— start —

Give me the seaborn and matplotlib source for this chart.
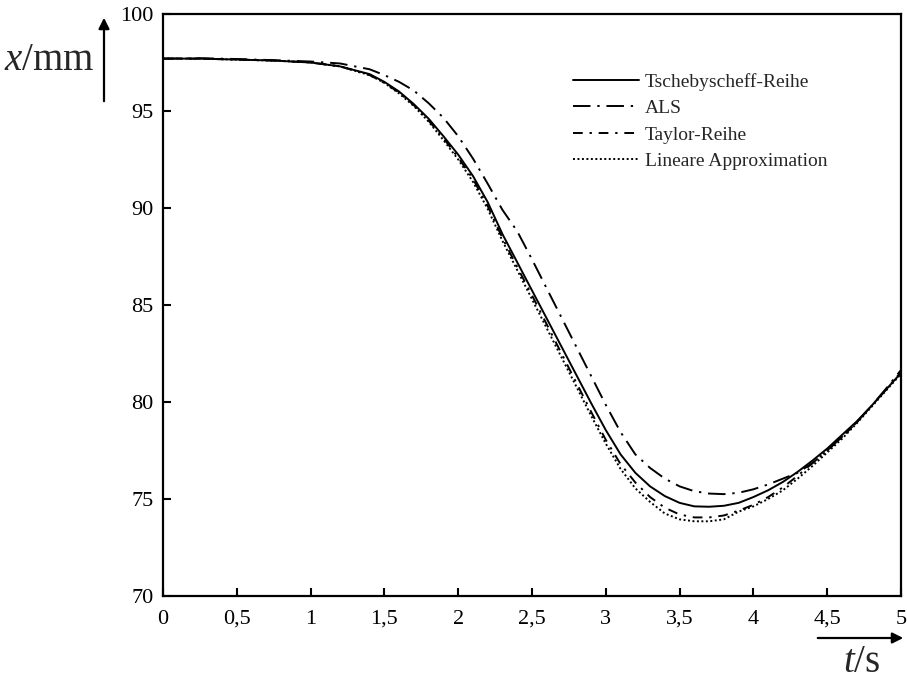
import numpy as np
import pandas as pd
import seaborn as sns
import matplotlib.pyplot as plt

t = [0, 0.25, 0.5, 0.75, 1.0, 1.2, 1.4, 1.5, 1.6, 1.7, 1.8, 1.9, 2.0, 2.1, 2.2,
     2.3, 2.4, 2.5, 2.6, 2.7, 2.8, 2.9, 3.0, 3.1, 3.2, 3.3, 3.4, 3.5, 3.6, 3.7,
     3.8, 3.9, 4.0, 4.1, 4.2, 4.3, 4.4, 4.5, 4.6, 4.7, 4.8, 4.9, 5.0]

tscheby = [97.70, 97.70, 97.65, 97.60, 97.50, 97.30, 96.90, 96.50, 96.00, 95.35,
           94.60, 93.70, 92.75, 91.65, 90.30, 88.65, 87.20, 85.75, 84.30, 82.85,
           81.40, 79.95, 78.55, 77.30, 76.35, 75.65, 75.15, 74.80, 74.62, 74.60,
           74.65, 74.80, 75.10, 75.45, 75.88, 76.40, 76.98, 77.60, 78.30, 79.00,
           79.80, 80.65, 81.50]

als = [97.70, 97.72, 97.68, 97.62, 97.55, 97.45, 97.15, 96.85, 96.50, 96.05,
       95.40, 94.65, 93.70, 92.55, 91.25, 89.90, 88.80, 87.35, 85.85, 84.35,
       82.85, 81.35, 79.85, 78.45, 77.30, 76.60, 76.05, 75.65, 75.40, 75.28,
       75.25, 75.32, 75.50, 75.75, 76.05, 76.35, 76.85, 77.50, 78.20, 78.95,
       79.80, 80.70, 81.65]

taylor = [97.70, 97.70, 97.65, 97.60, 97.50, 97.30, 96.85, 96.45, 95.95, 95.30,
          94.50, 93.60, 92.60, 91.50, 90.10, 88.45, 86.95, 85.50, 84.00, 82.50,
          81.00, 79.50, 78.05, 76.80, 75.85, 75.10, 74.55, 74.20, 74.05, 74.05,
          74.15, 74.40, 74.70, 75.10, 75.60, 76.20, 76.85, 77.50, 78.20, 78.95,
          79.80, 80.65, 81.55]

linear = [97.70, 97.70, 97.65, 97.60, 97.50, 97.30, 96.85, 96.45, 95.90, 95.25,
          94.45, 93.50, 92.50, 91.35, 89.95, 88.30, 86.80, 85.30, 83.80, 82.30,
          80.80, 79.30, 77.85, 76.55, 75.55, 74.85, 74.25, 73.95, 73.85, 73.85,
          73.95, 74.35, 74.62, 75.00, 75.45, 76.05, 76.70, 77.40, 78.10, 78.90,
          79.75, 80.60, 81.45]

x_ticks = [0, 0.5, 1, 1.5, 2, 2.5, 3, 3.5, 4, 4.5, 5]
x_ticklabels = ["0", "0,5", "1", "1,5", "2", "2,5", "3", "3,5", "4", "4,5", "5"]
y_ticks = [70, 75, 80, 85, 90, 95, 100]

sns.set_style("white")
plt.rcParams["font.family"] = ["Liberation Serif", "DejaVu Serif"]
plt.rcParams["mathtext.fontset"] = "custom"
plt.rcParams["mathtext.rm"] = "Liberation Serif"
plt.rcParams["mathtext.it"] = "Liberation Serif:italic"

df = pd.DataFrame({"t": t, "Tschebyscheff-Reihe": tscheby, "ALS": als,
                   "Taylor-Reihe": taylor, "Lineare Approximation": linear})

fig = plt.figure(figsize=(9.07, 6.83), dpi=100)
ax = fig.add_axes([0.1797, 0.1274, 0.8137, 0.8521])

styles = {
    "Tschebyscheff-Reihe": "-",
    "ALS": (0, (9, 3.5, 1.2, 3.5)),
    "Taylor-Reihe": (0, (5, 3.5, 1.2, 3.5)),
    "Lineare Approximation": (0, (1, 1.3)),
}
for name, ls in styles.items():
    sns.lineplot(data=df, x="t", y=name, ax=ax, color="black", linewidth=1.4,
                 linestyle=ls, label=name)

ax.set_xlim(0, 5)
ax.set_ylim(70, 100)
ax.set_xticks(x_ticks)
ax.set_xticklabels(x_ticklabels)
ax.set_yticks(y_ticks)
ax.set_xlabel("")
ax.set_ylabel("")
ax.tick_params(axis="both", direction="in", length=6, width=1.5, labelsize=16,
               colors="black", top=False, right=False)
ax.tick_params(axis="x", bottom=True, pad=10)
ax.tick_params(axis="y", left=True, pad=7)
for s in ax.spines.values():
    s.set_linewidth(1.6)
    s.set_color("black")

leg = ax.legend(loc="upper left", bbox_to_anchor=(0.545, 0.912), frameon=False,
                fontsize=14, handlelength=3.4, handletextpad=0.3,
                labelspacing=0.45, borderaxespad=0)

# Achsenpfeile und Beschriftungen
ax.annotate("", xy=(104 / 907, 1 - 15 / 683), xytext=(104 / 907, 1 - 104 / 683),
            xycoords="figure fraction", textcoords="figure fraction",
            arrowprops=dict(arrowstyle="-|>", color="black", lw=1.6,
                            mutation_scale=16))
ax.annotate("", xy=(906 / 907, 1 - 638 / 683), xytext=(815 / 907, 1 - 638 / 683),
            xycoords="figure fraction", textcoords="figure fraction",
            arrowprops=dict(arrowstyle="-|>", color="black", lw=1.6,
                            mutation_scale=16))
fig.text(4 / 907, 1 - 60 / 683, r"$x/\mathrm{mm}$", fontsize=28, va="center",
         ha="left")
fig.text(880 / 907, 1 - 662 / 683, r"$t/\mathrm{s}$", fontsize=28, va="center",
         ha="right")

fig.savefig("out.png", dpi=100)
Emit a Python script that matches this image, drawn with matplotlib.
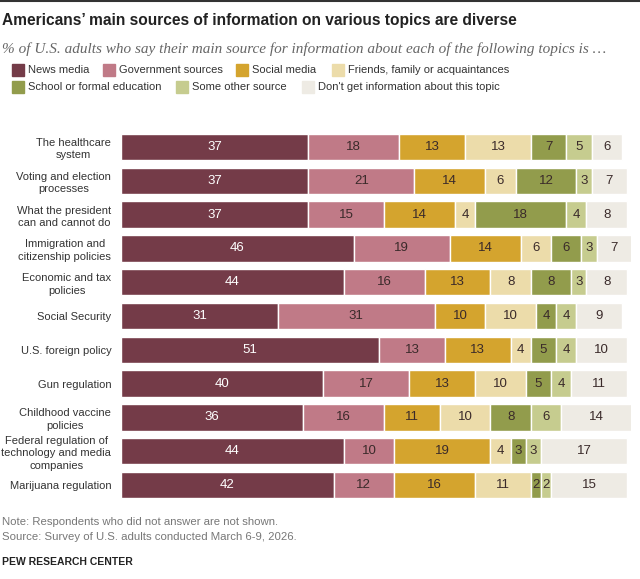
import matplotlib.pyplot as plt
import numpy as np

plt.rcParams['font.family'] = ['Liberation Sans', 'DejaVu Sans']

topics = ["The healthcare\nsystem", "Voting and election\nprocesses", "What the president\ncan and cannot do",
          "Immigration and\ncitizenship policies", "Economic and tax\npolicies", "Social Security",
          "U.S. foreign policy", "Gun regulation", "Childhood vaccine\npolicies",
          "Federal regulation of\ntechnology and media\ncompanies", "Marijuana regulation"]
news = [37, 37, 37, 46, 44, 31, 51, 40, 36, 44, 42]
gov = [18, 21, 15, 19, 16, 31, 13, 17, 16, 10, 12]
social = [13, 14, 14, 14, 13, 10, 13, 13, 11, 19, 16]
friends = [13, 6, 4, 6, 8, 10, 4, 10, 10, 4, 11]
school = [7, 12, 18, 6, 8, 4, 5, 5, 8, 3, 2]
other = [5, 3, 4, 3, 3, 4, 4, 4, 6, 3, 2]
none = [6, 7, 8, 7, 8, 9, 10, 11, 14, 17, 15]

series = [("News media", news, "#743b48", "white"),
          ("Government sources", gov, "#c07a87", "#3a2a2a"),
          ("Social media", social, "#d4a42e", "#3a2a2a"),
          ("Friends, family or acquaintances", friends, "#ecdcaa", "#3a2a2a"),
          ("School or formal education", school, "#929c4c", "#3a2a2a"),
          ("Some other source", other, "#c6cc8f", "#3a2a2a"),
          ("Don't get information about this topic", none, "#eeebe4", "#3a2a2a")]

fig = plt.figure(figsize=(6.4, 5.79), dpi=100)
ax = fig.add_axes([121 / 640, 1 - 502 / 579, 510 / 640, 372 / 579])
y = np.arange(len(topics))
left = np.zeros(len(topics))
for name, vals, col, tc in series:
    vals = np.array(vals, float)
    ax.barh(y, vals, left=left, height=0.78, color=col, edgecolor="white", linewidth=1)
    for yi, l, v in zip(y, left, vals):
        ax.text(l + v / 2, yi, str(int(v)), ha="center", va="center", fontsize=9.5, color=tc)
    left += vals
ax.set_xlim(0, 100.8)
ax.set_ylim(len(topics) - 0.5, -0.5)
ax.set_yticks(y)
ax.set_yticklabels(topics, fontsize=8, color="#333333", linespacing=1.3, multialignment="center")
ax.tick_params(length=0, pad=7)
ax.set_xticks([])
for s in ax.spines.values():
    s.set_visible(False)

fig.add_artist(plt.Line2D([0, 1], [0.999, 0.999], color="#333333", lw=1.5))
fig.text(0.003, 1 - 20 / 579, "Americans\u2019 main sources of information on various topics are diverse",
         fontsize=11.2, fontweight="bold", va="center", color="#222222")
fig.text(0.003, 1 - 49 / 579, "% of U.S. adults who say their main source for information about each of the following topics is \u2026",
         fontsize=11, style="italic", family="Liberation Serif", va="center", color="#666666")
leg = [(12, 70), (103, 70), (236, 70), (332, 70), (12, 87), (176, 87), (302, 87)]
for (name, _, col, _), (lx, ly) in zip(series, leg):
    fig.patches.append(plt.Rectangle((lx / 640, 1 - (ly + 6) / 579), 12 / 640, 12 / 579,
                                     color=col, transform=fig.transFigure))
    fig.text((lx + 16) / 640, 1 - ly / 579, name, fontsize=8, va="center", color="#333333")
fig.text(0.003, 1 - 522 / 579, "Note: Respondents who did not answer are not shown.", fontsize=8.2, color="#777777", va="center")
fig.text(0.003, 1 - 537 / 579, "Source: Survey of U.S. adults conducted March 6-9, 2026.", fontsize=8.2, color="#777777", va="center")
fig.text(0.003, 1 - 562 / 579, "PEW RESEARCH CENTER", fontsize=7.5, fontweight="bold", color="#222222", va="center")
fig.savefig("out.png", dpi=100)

— end —

● **Exercise requirements**
Transcribe exactly, please, the lines between the start of the records above and the line holding "79.80, 80.65, 81.50]", counting both of those lines and omitting pictures.

● **Output below**
Give me the seaborn and matplotlib source for this chart.
import numpy as np
import pandas as pd
import seaborn as sns
import matplotlib.pyplot as plt

t = [0, 0.25, 0.5, 0.75, 1.0, 1.2, 1.4, 1.5, 1.6, 1.7, 1.8, 1.9, 2.0, 2.1, 2.2,
     2.3, 2.4, 2.5, 2.6, 2.7, 2.8, 2.9, 3.0, 3.1, 3.2, 3.3, 3.4, 3.5, 3.6, 3.7,
     3.8, 3.9, 4.0, 4.1, 4.2, 4.3, 4.4, 4.5, 4.6, 4.7, 4.8, 4.9, 5.0]

tscheby = [97.70, 97.70, 97.65, 97.60, 97.50, 97.30, 96.90, 96.50, 96.00, 95.35,
           94.60, 93.70, 92.75, 91.65, 90.30, 88.65, 87.20, 85.75, 84.30, 82.85,
           81.40, 79.95, 78.55, 77.30, 76.35, 75.65, 75.15, 74.80, 74.62, 74.60,
           74.65, 74.80, 75.10, 75.45, 75.88, 76.40, 76.98, 77.60, 78.30, 79.00,
           79.80, 80.65, 81.50]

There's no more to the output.